Kids learning to save and spend
The best way to get kids saving
Have you ever wondered if your children will be better with money than you?
We have three children, eleven years of age and under, and all seem likely to do better than us at the same age. They enjoy the traditional way of managing savings and spending by using their wallets and piggy banks.
Our childrens' income is earned by completing chores around the house. They know that it helps the family manage the day-to-day things, and we think it is important to encourage a strong work ethic.
Each of our sons is paid their dues on a weekly basis. If we are overdue with our payment to them, then they can expect penalty interest for every day we are late; we're wanting to model paying off debt as soon as possible (and yes, it is also an incentive for us to try and remember our responsibility).

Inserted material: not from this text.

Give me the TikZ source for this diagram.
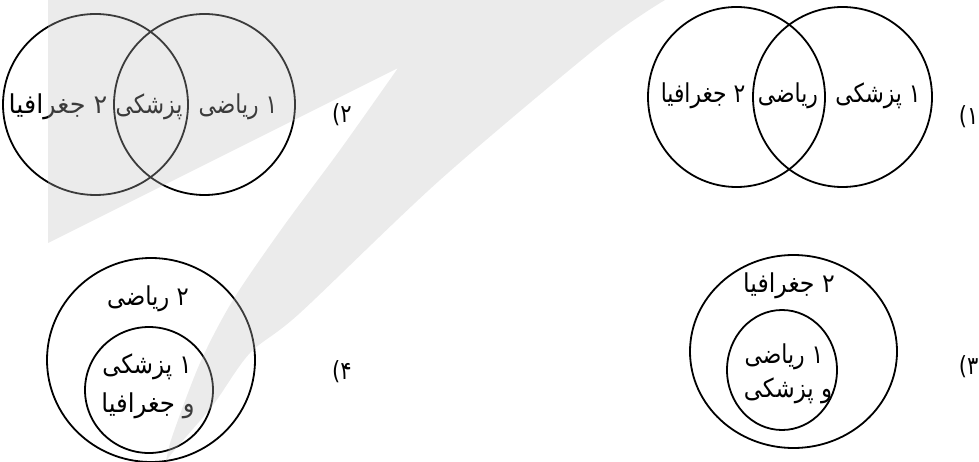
\documentclass[tikz,border=0pt]{standalone}
\usepackage{graphicx}
\usepackage{fontspec}
\newfontfamily\arabicfont[Script=Arabic]{DejaVu Sans}
\TeXXeTstate=1
\newcommand{\rtltext}[2][0.84]{\scalebox{#1}[1]{\beginR #2\endR}}
\begin{document}
\begin{tikzpicture}[x=1pt,y=-1pt,
  venn/.style={line width=1.8pt, draw=black},
  txt/.style={font=\arabicfont\fontsize{26}{30}\selectfont, inner sep=0pt, anchor=base},
  optlbl/.style={font=\arabicfont\fontsize{25}{30}\selectfont, inner sep=0pt},
  wm/.style={fill={rgb,255:red,192;green,192;blue,192}, fill opacity=0.31}]
\useasboundingbox (0,0) rectangle (979,462);
% option 1
\draw[venn] (736.5,97) ellipse (88.5 and 90);
\draw[venn] (842.5,97) ellipse (89.5 and 90);
\node[txt] (o1a) at (703,103) {\rtltext{۲ جغرافیا}};
\node[txt] (o1b) at (788,103) {\rtltext{ریاضی}};
\node[txt] (o1c) at (878,103) {\rtltext{۱ پزشکی}};
\node[optlbl, anchor=east] (l1) at (978.5,117) {\scalebox{0.84}[1]{۱)}};
% option 2
\draw[venn] (95.5,104.5) ellipse (92.5 and 90.5);
\draw[venn] (204.5,104.5) ellipse (90.5 and 90.5);
\node[txt] (o2a) at (58,114) {\rtltext[0.98]{۲ جغرافیا}};
\node[txt] (o2b) at (149,114) {\rtltext{پزشکی}};
\node[txt] (o2c) at (238,114) {\rtltext{۱ ریاضی}};
\node[optlbl, anchor=west] (l2) at (332,115) {\scalebox{0.84}[1]{۲)}};
% option 3
\draw[venn] (793.5,351.5) ellipse (103.5 and 96.5);
\draw[venn] (782,370) ellipse (55 and 60);
\node[txt] (o3a) at (789,292) {\rtltext[0.91]{۲ جغرافیا}};
\node[txt] (o3b) at (784,363) {\rtltext{۱ ریاضی}};
\node[txt] (o3c) at (788,397) {\rtltext[0.88]{و پزشکی}};
\node[optlbl, anchor=east] (l3) at (978.5,367) {\scalebox{0.84}[1]{۳)}};
% option 4
\draw[venn] (151,360) ellipse (104 and 102);
\draw[venn] (149,390) ellipse (64 and 63);
\node[txt] (o4a) at (148,305) {\rtltext[0.87]{۲ ریاضی}};
\node[txt] (o4b) at (147,373) {\rtltext[0.88]{۱ پزشکی}};
\node[txt] (o4c) at (148,412) {\rtltext[0.94]{و جغرافیا}};
\node[optlbl, anchor=west] (l4) at (332,372) {\scalebox{0.84}[1]{۴)}};
% watermark
\fill[wm] (48,0) -- plot[smooth] coordinates {(665,0) (600,45) (440,180) (300,313) (250,353) (213,405) (173,452) (166,462)}
  -- plot[smooth] coordinates {(166,462) (172,437) (200,363) (233,300) (283,227) (340,150) (398,68)}
  -- (48,243) -- cycle;
\end{tikzpicture}
\end{document}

They decided to split their pocket money 50/50 between savings and spending.
Their savings goes straight into their piggy banks and their spending money goes into their wallets. Whenever we go off to the shops, they just take their wallets with them to make purchases. However, it is very rare that they buy anything at all, as our children are not huge consumers. If they do want something, they will often check out different types of shops first (usually second-hand stores/flea markets/sales/discounts), then wait a few days, and if they're still interested in purchasing the item, then we help them return to buy it.
Each can remember a time of missing out, where either the bargain item had already gone, or they paid more than they needed to. This often generates a worthwhile discussion on decision-making, 'Would it have been better to buy it first time round?' or 'Was it worth it?'
We hope our boys learn from their mistakes and make this a part of the process for understanding how to make money work for them, not just accumulate. And in turn, gain an understanding that saving is more than just not spending. To save for a purpose, deliberate decision-making is essential. As it happens, good friends from Canada recently stayed with us after travelling throughout New Zealand and Australia. Talk of their wonderful travels has left us all with the desire to save enough money and visit them in a few years.
The boys have also decided on a maximum amount they want their wallet to hold. When it reaches this amount, the surplus is added to their piggy bank. They chart their savings on paper or their whiteboard. My three would love to use an app like Savings Spree but they don't have an iPad/iPhone. Each of them gets a kick out of counting their money, making the transfers (between wallet, piggy bank, bank) and recording their savings balance on their boards/paper.
The principle of surplus is also applied to their savings growth in their piggy banks each month. Once the amount reaches a certain goal (for one of our kids it is $70), they then deposit it into their bank account or decide on another way to invest it.
We know times change, kids change, and flexibility is important down the line, but this seems to be the best way for our kids to form better saving habits than we had.